Well, almost the top. As distracted as he was this season, Caputo’s always wanted to make the system work in favor of the inmates. When Piscatella confronts him on suspending Humphrey, Caputo is reminded of a time when he thought he could do better than the warden, too. But he’d been too removed, too wrapped up in red tape and too entangled in Linda from Purchasing to realize that Piscatella had won the loyalty of the guards in his absence. Caputo’s influence stopped being vital long before Humphrey’s battle royale.
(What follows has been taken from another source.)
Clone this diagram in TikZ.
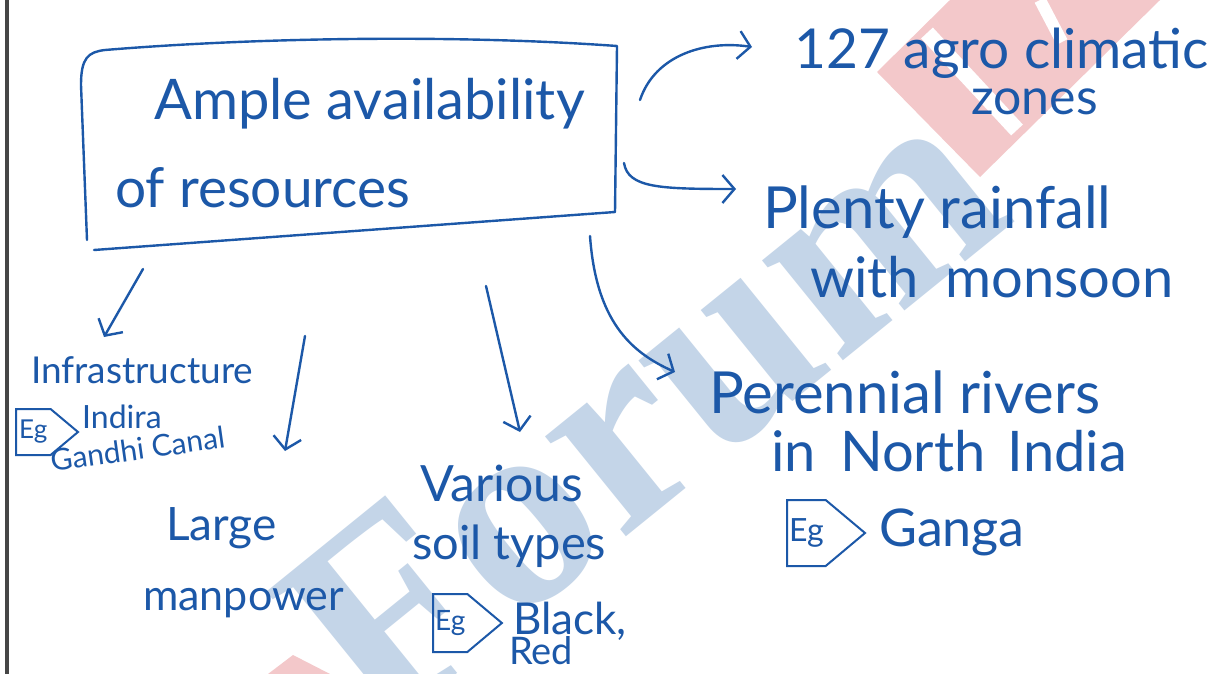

This feeling of inadequacy brought him all the way to Fig. Now, let’s not forget that Fig embezzled a shit-ton of money and decidedly did not have the best interest of the inmates at heart, but Caputo wanted to apologize to her in person all the same. “This is an impossible job. You were trying and I shouldn’t have judged you,” he says. To which she replies, “They broke you too, huh?”
If Caputo’s broken, he’s been bending for a long time. I think it was an important to bring us back to Caputo’s house this season, which we saw for the first time during his backstory in season three, as a visual reminder of how decent he is. It was the same house and in the same kitchen that we saw him fight with his ex, where he goes on about giving up his dreams and taking the job at Litchfield to provide for his family. It’s not difficult to see how much he sees himself in Bayley, another well-meaning kid with an impossibly optimistic spirit. When Caputo asks Bayley why he works at the prison, he responds, “I don’t know. It’s a job until I figure out the next thing, I guess.” It’s likely the exact response Caputo would have given when he started working there. And it’s the exact reason why Caputo tells Bayley to leave. “This place crushes anything good,” he says. “Get out of here.”
Bayley was a good kid who messed around with other scrappy kids. He was a teenager who didn’t realize actions have consequences, as most kids don’t. He pelted an egg at Freida, laughing as she screamed back at him. Until: “I’m a fucking human being!” Did he end up at Litchfield as penance for his belittling of another person? And did he maintain his unassuming nature because he was constantly reminded of that time he did something shitty?
Narratively speaking, he had to be the one. It had to be his knee in her back. Anyone else would have turned this episode’s final scene into something other than a complete, gut wrenching tragedy. Bayley was Poussey’s mirror. Sweet, kind, selfless Poussey is the only character in this entire series to never be tempted by hate. She’d rather suffer alone than inflict pain on anyone. Just look again at her backstory, and you’ll see that all she ever wanted was love. She may have been a criminal, but she deserved everything. She was a fucking human being.